Living with pride is something Brenckle does all year long. She was one of the founding members of UCF’s Pride Faculty and Staff Association a decade ago. She serves as the treasurer for the LGBTQ History Museum of Central Florida, is involved with Equality Florida and previously served on The Center’s board. She helps explain the history and significance behind the nation’s Pride and LGBTQ History months. “I hope we all remember that everybody is worthy of respect. Everybody is worthy of rights. Everybody is worthy of kindness,” Brenckle says.

That is such a clever way of putting it—“Living with pride is something Brenckle does all year long.” Of course, she doesn’t mean an illness, a rash maybe, or depression. She means “activism,” the task of going out and making people understand, whether they like it or not, that “everyone is worthy of respect. Everybody is worthy of rights. Everybody is worthy of kindness,” as if that message has been peculiarly unknown in the last thousand years of western societies. As if the “tolerance” spoken of today is a new idea and hasn’t been borrowed from the astonishing Christian message that Jesus Christ came into the world to save sinners, not because any of them were “worthy” of kindness, but because God himself is kind and on the basis of his own character, rather than ours. came to undo our madness, which means we can be compassionate and caring for anyone regardless of who they are or what they think.

But I think I am getting ahead of myself. Today is Pentecost, and that, like the Resurrection and Ascension, means something for the whole world, not just those few disciples crowded into that room, praying and waiting for God to do what he had promised.

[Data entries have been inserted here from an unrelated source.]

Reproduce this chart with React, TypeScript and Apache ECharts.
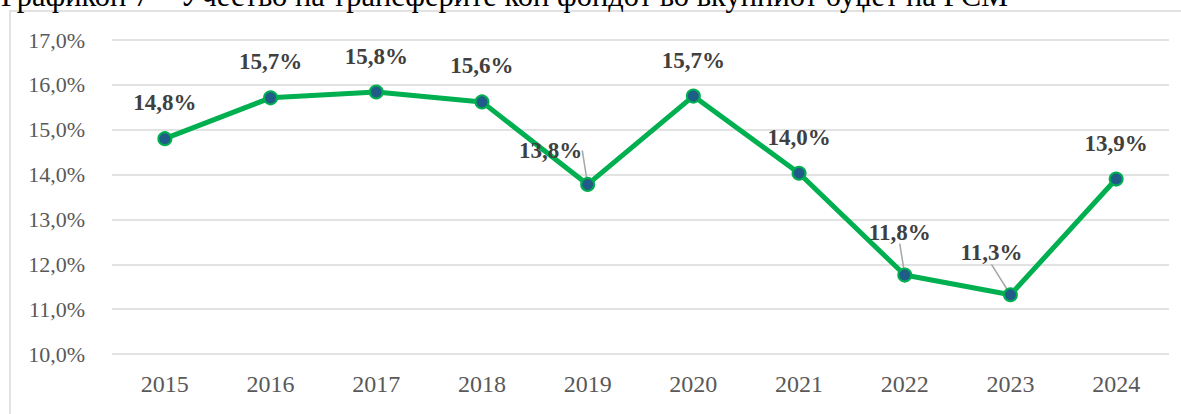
import React, { useEffect, useRef } from "react";
import * as echarts from "echarts";

const TITLE = "Графикон 7 – Учество на трансферите кон фондот во вкупниот буџет на РСМ";
const years = ["2015", "2016", "2017", "2018", "2019", "2020", "2021", "2022", "2023", "2024"];
const shares = [14.8, 15.7, 15.8, 15.6, 13.8, 15.7, 14.0, 11.8, 11.3, 13.9];
const plotted = [14.8, 15.71, 15.84, 15.62, 13.78, 15.75, 14.03, 11.76, 11.32, 13.9];
const yMin = 10;
const yMax = 17;
const yStep = 1;

const fmt = (v: number) => v.toFixed(1).replace(".", ",") + "%";

// label moves (dx, dy) for labels that sit off their point with a leader line
const labelMoves: Record<number, [number, number]> = { 4: [-37, 2], 7: [-5, -7], 8: [-19, -6] };

export default function App() {
  const ref = useRef<HTMLDivElement>(null);
  useEffect(() => {
    const chart = echarts.init(ref.current!, null, { renderer: "svg" });
    chart.setOption({
      animation: false,
      backgroundColor: "#ffffff",
      graphic: [
        {
          type: "rect",
          shape: { x: 10, y: 11, width: 1190, height: 430 },
          style: { fill: "none", stroke: "#d9d9d9", lineWidth: 1.5 },
          silent: true,
        },
        {
          type: "text",
          left: 1,
          top: -20,
          style: { text: TITLE, font: "30.5px 'Liberation Serif'", fill: "#000000" },
        },
      ],
      grid: { left: 112, right: 12, top: 40, bottom: 60 },
      xAxis: {
        type: "category",
        data: years,
        boundaryGap: true,
        axisLine: { show: false },
        axisTick: { show: false },
        axisLabel: { color: "#595959", fontFamily: "Liberation Serif", fontSize: 24, margin: 18 },
      },
      yAxis: {
        type: "value",
        min: yMin,
        max: yMax,
        interval: yStep,
        axisLine: { show: false },
        axisTick: { show: false },
        splitLine: { lineStyle: { color: "#d9d9d9", width: 1.5 } },
        axisLabel: {
          color: "#595959",
          fontFamily: "Liberation Serif",
          fontSize: 22,
          margin: 27,
          formatter: (v: number) => fmt(v),
        },
      },
      series: [
        {
          type: "line",
          data: plotted.map((v, i) => ({
            value: v,
            labelLine: { show: !!labelMoves[i], lineStyle: { color: "#a6a6a6", width: 1.5 } },
          })),
          symbol: "circle",
          symbolSize: 13,
          lineStyle: { color: "#00b050", width: 5 },
          itemStyle: { color: "#1f5c87", borderColor: "#00b050", borderWidth: 2 },
          label: {
            show: true,
            position: "top",
            distance: 17,
            color: "#404040",
            fontFamily: "Liberation Serif",
            fontWeight: "bold",
            fontSize: 23,
            formatter: (p: any) => fmt(shares[p.dataIndex]),
          },
          labelLayout: (p: any) => {
            const m = labelMoves[p.dataIndex];
            return m ? { dx: m[0], dy: m[1] } : {};
          },
          z: 3,
        },
      ],
    });
    return () => chart.dispose();
  }, []);
  return (
    <div
      ref={ref}
      style={{ position: "fixed", left: 0, top: 0, width: 1181, height: 414 }}
    />
  );
}
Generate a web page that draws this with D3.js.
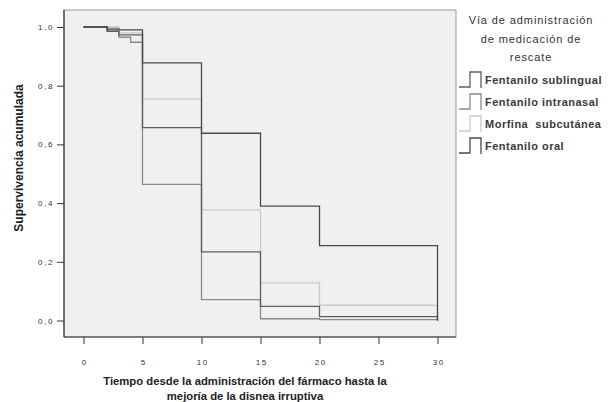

The story starts much further back when, because everyone was “always wicked continually,” God wiped out the earth with a flood, save for one man and his family. Noah and his sons and their wives climbed out of the ark and started making wine and organizing their affairs, and their children had some children, and after a while, there were enough people to “migrate from the east” to Shinar. There were, as yet no corporations to make promises to consumers, to preach a gospel first of lack and then of fullness to get you to pull out your wallet and give over your money for something that might make life more comfortable, but only for a moment. Stll, there was plenty of pride to go around. T people, having “one language and the same words,” thought it would be splendid to “make a name for themselves.”

Which is the phrase you should always hear at the back of slogans like “everyone is worthy of respect. Everybody is worthy of rights. Everybody is worthy of kindness.” If we were really only talking about respect and kindness, there wouldn’t really be a problem. But those keywords—blazoned on every platform, in every store, on every yard sign—are the bricks and bitumen of a culture that lives with pride all year long. They are the edifice, the tower of human defiance against God.

One way you can know we’re not really talking about how worthy human people are of kindness is that only some people get to be counted in the great throng. If you don’t agree you don’t have worth and could be treated, to put it mildly, very unkindly. The problem with human estimations of human worth is that we will always center our value in ourselves, which necessarily means cutting not just other people out, but God himself, who is the final judge of who we are. The other way you can know that we’re not really talking about human worth is that pride is the heart of this project. The very word gives the game away. For, as Christians at least should know, pride is contrary to goodness and kindness. Pride is the thing that breaks apart human communities, that destroys relationships, that wrecks the love that binds people together. It isn’t pride that makes God finally realize how clever and lovely his creatures are. When he sees their pride, he knows that they are lost and that they need help that they can never give themselves.

God is kind though. And so the degree to which any of us “live with pride,” he is able to treat the illness, to confound and frustrate our plans, to reign down mercy and grace. In the case of Babel, he confused their language, so that they could not make a name for themselves, so that they would not be able to understand each other at all. They had to go out away from each other, which must have been both maddening and painful. From thence through the Biblical record God brought down into the dust human pride over and over again, making his own voice heard over the hue and cry of human anger. Ultimately, he came himself, and stood before a unified crowd, convinced of their own worth, all crying together as with one voice, “Crucify him.”

That moment of unity, like Babel, says to us what we are capable of, how wrong and wicked we are to put our faith in ourselves and our “worth.” Left to ourselves, we set out to kill God, to build a dystopic world of devouring lust. Left to our own devices, our desires destroy the things and people God loves. But God, in his great mercy, by coming down, not just to see our ruin, but to stand in the middle of it and overturn it, takes his own name and gives it to us.

And that, this morning, is why you should hobble off to church to sit with other people all in one place, to have your will bent towards the great and wondrous person of Christ, to speak of the mighty works of God. God doesn’t stand afar off from you, measuring your worth before deciding what to do about it. No, he comes down and makes his home in you. The Spirit comes to live in your very soul, to make your words intelligible, to make them about himself. He enters the stronghold and clears away the rubble. He heals you of your pride and makes you his own.